Problem requirements: Give back the full listing, character for character, with no pictures.

Provided material:
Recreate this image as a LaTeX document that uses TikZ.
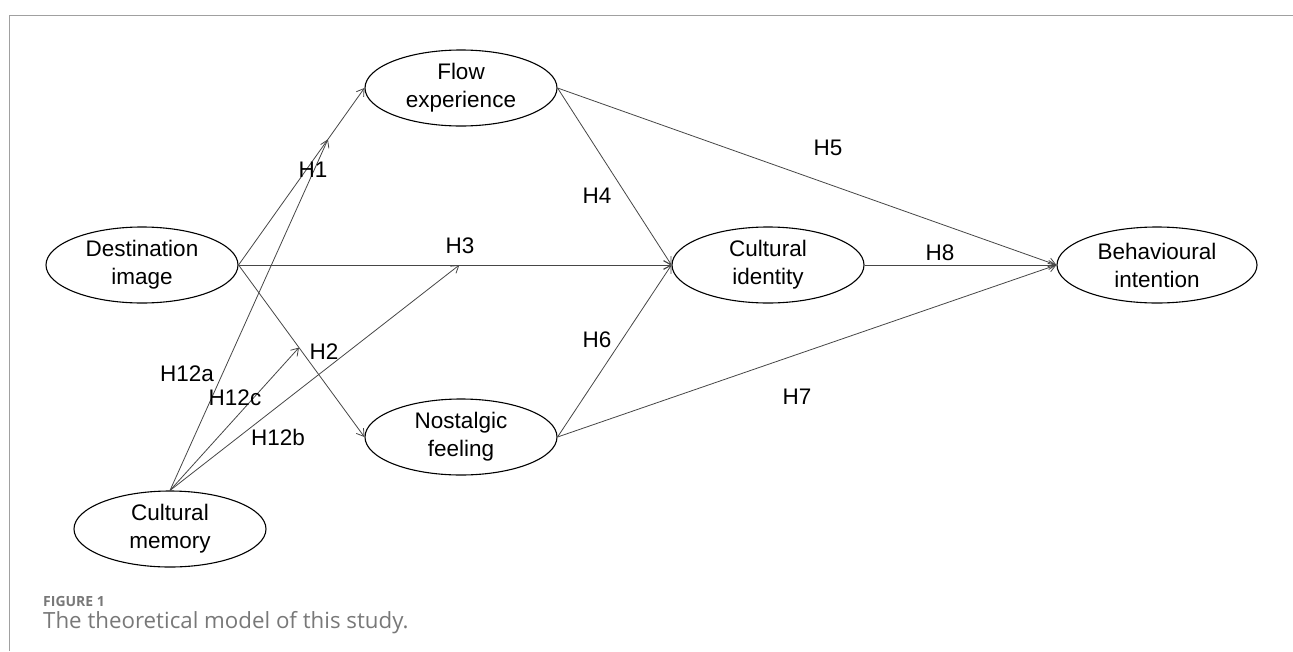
\documentclass[tikz,border=0pt]{standalone}
\usepackage{fontspec}
\setmainfont{Liberation Sans}
\newfontfamily\capfont{Open Sans}
\usetikzlibrary{positioning,arrows.meta,shapes.geometric}
\definecolor{frameg}{RGB}{160,160,160}
\definecolor{lineg}{RGB}{70,70,70}
\definecolor{capg}{RGB}{120,120,120}

\begin{document}
\begin{tikzpicture}[x=1pt,y=-1pt,
            var/.style={ellipse,draw=black,line width=1.1pt,minimum width=192pt,
                        minimum height=76pt,inner sep=0pt,align=center,
                        font=\fontsize{22.5}{28}\selectfont},
            arr/.style={-{Straight Barb[length=7pt,width=9pt]},lineg,line width=0.8pt},
            lab/.style={font=\fontsize{22.5}{27}\selectfont}]
            \useasboundingbox (0,0) rectangle (1293,651);
            \draw[frameg,thick] (9,651) -- (9,15) -- (1293,15);
            % latent variables
            \node[var] (di) at (142,265) {Destination\\image};
            \node[var] (fe) at (461,88)  {Flow\\experience};
            \node[var] (nf) at (461,437) {Nostalgic\\feeling};
            \node[var] (cm) at (170,529) {Cultural\\memory};
            \node[var] (ci) at (768,265) {Cultural\\identity};
            \node[var,minimum width=200pt] (bi) at (1157,265) {Behavioural\\intention};
            % paths
            \draw[arr] (di.east) -- coordinate[pos=0.71] (m1) (fe.west);
            \draw[arr] (di.east) -- coordinate[pos=0.48] (m2) (nf.west);
            \draw[arr] (di.east) -- coordinate[pos=0.51] (m3) (ci.west);
            \draw[arr] (fe.east) -- (ci.west);
            \draw[arr] (nf.east) -- (ci.west);
            \draw[arr] (fe.east) -- (bi.west);
            \draw[arr] (ci.east) -- (bi.west);
            \draw[arr] (nf.east) -- (bi.west);
            % moderation
            \draw[arr] (cm.north) -- (m1);
            \draw[arr] (cm.north) -- (m2);
            \draw[arr] (cm.north) -- (m3);
            % labels
            \node[lab] (h1) at (313,170) {H1};
            \node[lab] (h2) at (324,352) {H2};
            \node[lab] (h3) at (460,246) {H3};
            \node[lab] (h4) at (597,196) {H4};
            \node[lab] (h5) at (828,148) {H5};
            \node[lab] (h6) at (597,340) {H6};
            \node[lab] (h7) at (797,397) {H7};
            \node[lab] (h8) at (940,253) {H8};
            \node[lab] (h12a) at (187,374) {H12a};
            \node[lab] (h12c) at (235,398) {H12c};
            \node[lab] (h12b) at (278,437) {H12b};
            % caption
            \node[anchor=west,text=capg,inner sep=0pt,
                  font=\capfont\bfseries\fontsize{14}{16}\selectfont] (fig) at (43,601) {FIGURE 1};
            \node[anchor=west,text=capg,inner sep=0pt,
                  font=\capfont\fontsize{22.3}{26}\selectfont] (cap) at (43,623) {The theoretical model of this study.};
        \end{tikzpicture}
\end{document}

Reply to the exercise:
Recreate this image as a LaTeX document that uses TikZ.
\documentclass[tikz,border=0pt]{standalone}
\usepackage{fontspec}
\setmainfont{Liberation Sans}
\newfontfamily\capfont{Open Sans}
\usetikzlibrary{positioning,arrows.meta,shapes.geometric}
\definecolor{frameg}{RGB}{160,160,160}
\definecolor{lineg}{RGB}{70,70,70}
\definecolor{capg}{RGB}{120,120,120}

\begin{document}
\begin{tikzpicture}[x=1pt,y=-1pt,
            var/.style={ellipse,draw=black,line width=1.1pt,minimum width=192pt,
                        minimum height=76pt,inner sep=0pt,align=center,
                        font=\fontsize{22.5}{28}\selectfont},
            arr/.style={-{Straight Barb[length=7pt,width=9pt]},lineg,line width=0.8pt},
            lab/.style={font=\fontsize{22.5}{27}\selectfont}]
            \useasboundingbox (0,0) rectangle (1293,651);
            \draw[frameg,thick] (9,651) -- (9,15) -- (1293,15);
            % latent variables
            \node[var] (di) at (142,265) {Destination\\image};
            \node[var] (fe) at (461,88)  {Flow\\experience};
            \node[var] (nf) at (461,437) {Nostalgic\\feeling};
            \node[var] (cm) at (170,529) {Cultural\\memory};
            \node[var] (ci) at (768,265) {Cultural\\identity};
            \node[var,minimum width=200pt] (bi) at (1157,265) {Behavioural\\intention};
            % paths
            \draw[arr] (di.east) -- coordinate[pos=0.71] (m1) (fe.west);
            \draw[arr] (di.east) -- coordinate[pos=0.48] (m2) (nf.west);
            \draw[arr] (di.east) -- coordinate[pos=0.51] (m3) (ci.west);
            \draw[arr] (fe.east) -- (ci.west);
            \draw[arr] (nf.east) -- (ci.west);
            \draw[arr] (fe.east) -- (bi.west);
            \draw[arr] (ci.east) -- (bi.west);
            \draw[arr] (nf.east) -- (bi.west);
            % moderation
            \draw[arr] (cm.north) -- (m1);
            \draw[arr] (cm.north) -- (m2);
            \draw[arr] (cm.north) -- (m3);
            % labels
            \node[lab] (h1) at (313,170) {H1};
            \node[lab] (h2) at (324,352) {H2};
            \node[lab] (h3) at (460,246) {H3};
            \node[lab] (h4) at (597,196) {H4};
            \node[lab] (h5) at (828,148) {H5};
            \node[lab] (h6) at (597,340) {H6};
            \node[lab] (h7) at (797,397) {H7};
            \node[lab] (h8) at (940,253) {H8};
            \node[lab] (h12a) at (187,374) {H12a};
            \node[lab] (h12c) at (235,398) {H12c};
            \node[lab] (h12b) at (278,437) {H12b};
            % caption
            \node[anchor=west,text=capg,inner sep=0pt,
                  font=\capfont\bfseries\fontsize{14}{16}\selectfont] (fig) at (43,601) {FIGURE 1};
            \node[anchor=west,text=capg,inner sep=0pt,
                  font=\capfont\fontsize{22.3}{26}\selectfont] (cap) at (43,623) {The theoretical model of this study.};
        \end{tikzpicture}
\end{document}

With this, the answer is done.